Five lucky Iranians who put their lives on the line

Iran may be positioning itself as the epicenter of the Muslim world, as the place where elite Muslims meet to greet and die, but those who leave don’t always want to go back.  In Denmark, five of them, after starving themselves almost to death to make the point, are now looking at the possibility that they will be allowed to stay out of Iran:

After 46 days without food, five Iranians ended their hunger strike outside parliament, when they received word that two of them would have their asylum cases reopened by the Ministry of Integration.

‘It’s fantastic. Now I am going to continue dealing with the other denied asylum cases, one by one, until we can get those changed, too,’ said Leif Bork Hansen, a priest who has taken a personal interest in the cases of Iranians denied asylum in Denmark. ‘Hunger strikes are the most extreme form of democracy, and they work.’

Hardy Hansen, a union foreman who now engages in work for the Union for Peace and Reconciliation, agrees.

‘Hunger strikes work because they put the focus on a single person. The politicians know quite well that they can’t send people back to Iran at this point in time,’ Hardy Hansen explained.

The foreman for the Danish Refugee Board, Bent Ove Jespersen, said that the decision will not lead to any changes in the way Iranian asylum seekers are dealt with.

Shariff Shoukari, one of the two hunger strikers, expressed his relief over the announcement.

‘I hope that I can live and work again in Denmark, just as I have done the last 16 years.’

I’m really glad for these people, although I hope it isn’t a case where, having turned their back on Iran, they nonetheless now attempt to turn Denmark into that same demi paradise they sought to escape.

Although I think this hunger strike turned out well, I’ve never really understood the dynamics of hunger strikes.  It’s never struck me as a good way to make a point.  Either I agree with the underlying cause (say, Iranian or Cuban dissidents) or I don’t (Gitmo prisoners).  The hunger strike doesn’t change my viewpoint, although I’ll admit that, for reasons that are unclear to me, these events always garner a lot of press.

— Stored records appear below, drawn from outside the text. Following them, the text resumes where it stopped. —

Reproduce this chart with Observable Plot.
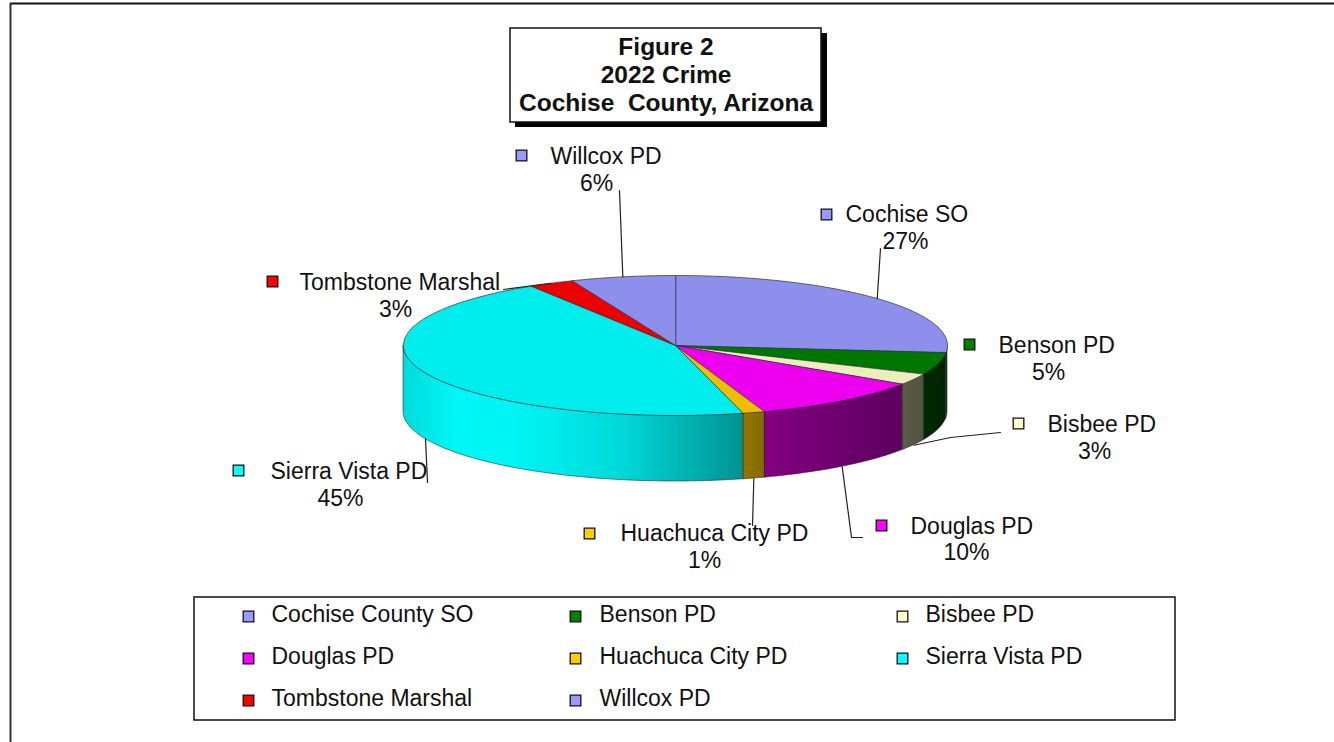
<!DOCTYPE html>
<html>
<head>
<meta charset="utf-8">
<style>html,body{margin:0;padding:0;background:#fff;overflow:hidden}svg{display:block}</style>
<script src="https://cdn.jsdelivr.net/npm/d3@7"></script>
<script src="https://cdn.jsdelivr.net/npm/@observablehq/plot@0.6"></script>
</head>
<body>
<div id="chart"></div>
<script>
// ---- data ----
const titleLines = ["Figure 2", "2022 Crime", "Cochise  County, Arizona"];
const sliceLabels = ["Cochise SO", "Benson PD", "Bisbee PD", "Douglas PD", "Huachuca City PD", "Sierra Vista PD", "Tombstone Marshal", "Willcox PD"];
const legendLabels = ["Cochise County SO", "Benson PD", "Bisbee PD", "Douglas PD", "Huachuca City PD", "Sierra Vista PD", "Tombstone Marshal", "Willcox PD"];
// shares estimated from the slice boundaries; the printed labels are these, rounded
const shares = [26.6, 5.1, 2.6, 10.4, 1.3, 45.1, 2.7, 6.2];
const colors = ["#9999ff", "#008000", "#ffffcc", "#ff00ff", "#ffcc00", "#00ffff", "#ff0000", "#9999ff"];

// ---- layout (pixels) ----
const W = 1334, H = 742;
const pie = {cx: 675, cy: 345, rx: 272, ry: 70, depth: 66};
const font = "Liberation Sans, Arial, sans-serif";
const labelFont = 23, ink = "#111";
const labelPos = [
  {sx: 826, sy: 214, tx: 845, ty: 214, px: 905, py: 241, knees: [[880, 248]]},
  {sx: 969, sy: 344, tx: 998, ty: 345, px: 1048, py: 372, knees: null},
  {sx: 1018, sy: 423, tx: 1047, ty: 424, px: 1094, py: 451, knees: [[1000, 432], [950, 437]]},
  {sx: 881, sy: 525, tx: 910, ty: 526, px: 966, py: 552, knees: [[862, 537], [851, 537]]},
  {sx: 589, sy: 533, tx: 620, ty: 533, px: 704, py: 560, knees: [[752, 525]]},
  {sx: 238, sy: 470, tx: 270, ty: 471, px: 340, py: 498, knees: [[427, 482]]},
  {sx: 272, sy: 281, tx: 299, ty: 282, px: 395, py: 309, knees: [[503, 289]]},
  {sx: 521, sy: 155, tx: 550, ty: 156, px: 596, py: 183, knees: [[619, 190]]}
];

// ---- geometry derived from the shares ----
const total = d3.sum(shares);
const rim = (deg) => {
  const a = deg * Math.PI / 180;
  return {x: pie.cx + pie.rx * Math.sin(a), y: pie.cy - pie.ry * Math.cos(a)};
};
const arcPts = (a0, a1) => {
  const n = Math.max(2, Math.ceil(a1 - a0) + 1);
  return d3.range(n).map(i => rim(a0 + (a1 - a0) * i / (n - 1)));
};
let acc = 0;
const slices = shares.map((v, i) => {
  const a0 = acc / total * 360; acc += v; const a1 = acc / total * 360;
  return {i, a0, a1, mid: (a0 + a1) / 2, color: colors[i]};
});
const scaleColor = (hex, k) => {
  const c = d3.rgb(hex);
  return d3.rgb(c.r * k, c.g * k, c.b * k).formatHex();
};
// brightness of the side wall, left to right
const sideStops = [[0, .86], [.1, .97], [.2, .96], [.4, .85], [.62, .58], [.67, .51], [.92, .36], [1, .27]];
const topShade = .93;

const topMarks = slices.map(s => {
  const pts = [{x: pie.cx, y: pie.cy}, ...arcPts(s.a0, s.a1)];
  return Plot.line(pts, {x: "x", y: "y", curve: "linear-closed", fill: scaleColor(s.color, topShade), stroke: "#2a2a3a", strokeWidth: .8, strokeOpacity: .85});
});
const sideMarks = slices.filter(s => s.a1 > 90 && s.a0 < 270).map(s => {
  const pts = arcPts(Math.max(s.a0, 90), Math.min(s.a1, 270)).map(p => ({...p, yb: p.y + pie.depth}));
  return Plot.area(pts, {x1: "x", y1: "y", y2: "yb", fill: `url(#side${s.i})`, stroke: "#222", strokeWidth: .7, strokeOpacity: .8});
});
const defsMark = () => {
  const defs = d3.create("svg:defs");
  slices.forEach(s => {
    const g = defs.append("linearGradient").attr("id", `side${s.i}`)
      .attr("gradientUnits", "userSpaceOnUse")
      .attr("x1", pie.cx - pie.rx).attr("x2", pie.cx + pie.rx).attr("y1", 0).attr("y2", 0);
    sideStops.forEach(([o, k]) => g.append("stop").attr("offset", o).attr("stop-color", scaleColor(s.color, k)));
  });
  return defs.node();
};

// leaders: start at the slice's mid-angle on the rim (lower rim if on the front wall)
const leaders = [];
slices.forEach((s, i) => {
  const kn = labelPos[i].knees;
  if (!kn) return;
  const r = rim(s.mid);
  const front = s.mid > 90 && s.mid < 270;
  const end = {x: r.x, y: r.y + (front ? pie.depth : 0), z: i};
  kn.forEach(([x, y]) => leaders.push({x, y, z: i}));
  leaders.push(end);
});

const labelRows = slices.map((s, i) => ({...labelPos[i], name: sliceLabels[i], pct: `${Math.round(shares[i])}%`, color: colors[i]}));
const legendRows = legendLabels.map((name, i) => ({
  name, color: colors[i],
  sx: [248, 575, 902][i % 3], tx: [271, 599, 925][i % 3],
  y: [616, 658, 700][Math.floor(i / 3)],
  ty: [614.5, 656.5, 698.5][Math.floor(i / 3)]
}));
const titleRows = titleLines.map((t, i) => ({t, y: 47 + 28 * i}));

const box = (x1, y1, x2, y2, o) => Plot.rect([0], {x1, y1, x2, y2, ...o});

const plot = Plot.plot({
  width: W, height: H, margin: 0,
  x: {domain: [0, W], range: [0, W], axis: null},
  y: {domain: [0, H], range: [0, H], axis: null},
  style: {background: "#fff"},
  marks: [
    defsMark,
    // page frame
    Plot.ruleY([3], {x1: 10, x2: W, stroke: "#111", strokeWidth: 2}),
    Plot.ruleX([10], {y1: 3, y2: H, stroke: "#333", strokeWidth: 2}),
    // title box
    box(515, 33, 827, 127, {fill: "#000"}),
    box(510, 28, 821, 122, {fill: "#fff", stroke: "#111", strokeWidth: 1.5}),
    Plot.text(titleRows, {x: 665.5, y: "y", text: "t", fontFamily: font, fontSize: 24.5, fontWeight: "bold", fill: ink, textAnchor: "middle", lineAnchor: "middle"}),
    // pie
    ...sideMarks,
    ...topMarks,
    // leaders
    Plot.line(leaders, {x: "x", y: "y", z: "z", stroke: "#222", strokeWidth: 1.2}),
    // slice labels
    Plot.dot(labelRows, {x: "sx", y: "sy", symbol: "square", r: 6, fill: "color", stroke: "#111", strokeWidth: 1.3}),
    Plot.text(labelRows, {x: "tx", y: "ty", text: "name", fontFamily: font, fontSize: labelFont, fill: ink, textAnchor: "start", lineAnchor: "middle"}),
    Plot.text(labelRows, {x: "px", y: "py", text: "pct", fontFamily: font, fontSize: labelFont, fill: ink, textAnchor: "middle", lineAnchor: "middle"}),
    // legend
    box(194, 597, 1175, 720, {fill: "none", stroke: "#111", strokeWidth: 1.5}),
    Plot.dot(legendRows, {x: "sx", y: "y", symbol: "square", r: 6, fill: "color", stroke: "#111", strokeWidth: 1.3}),
    Plot.text(legendRows, {x: "tx", y: "ty", text: "name", fontFamily: font, fontSize: labelFont, fill: ink, textAnchor: "start", lineAnchor: "middle"})
  ]
});
document.getElementById("chart").append(plot);
</script>
</body>
</html>
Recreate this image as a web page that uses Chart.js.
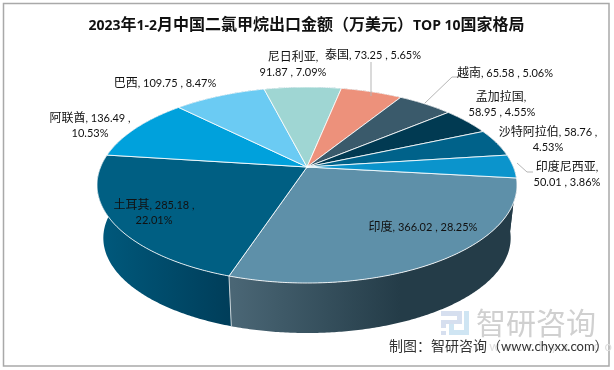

The whole hunger strike dynamic has also been weakened considerably lately, what with Cindy Sheehan’s high calorie hunger strike and the latest Leftist lunacy of fasting for an hour or two to make a point (I can’t find a link for this last one; if you have one, feel free to provide it).  Heck, I make that same point every day when I spend an hour or three between breakfast and lunch, or lunch and dinner, protesting the dirty laundry or the sticky kitchen floor I need to wash.  When I’m really feeling fractious, I spend a seven hour night refusing all food as I protest the thought of getting up in the morning and making those darn school lunches again.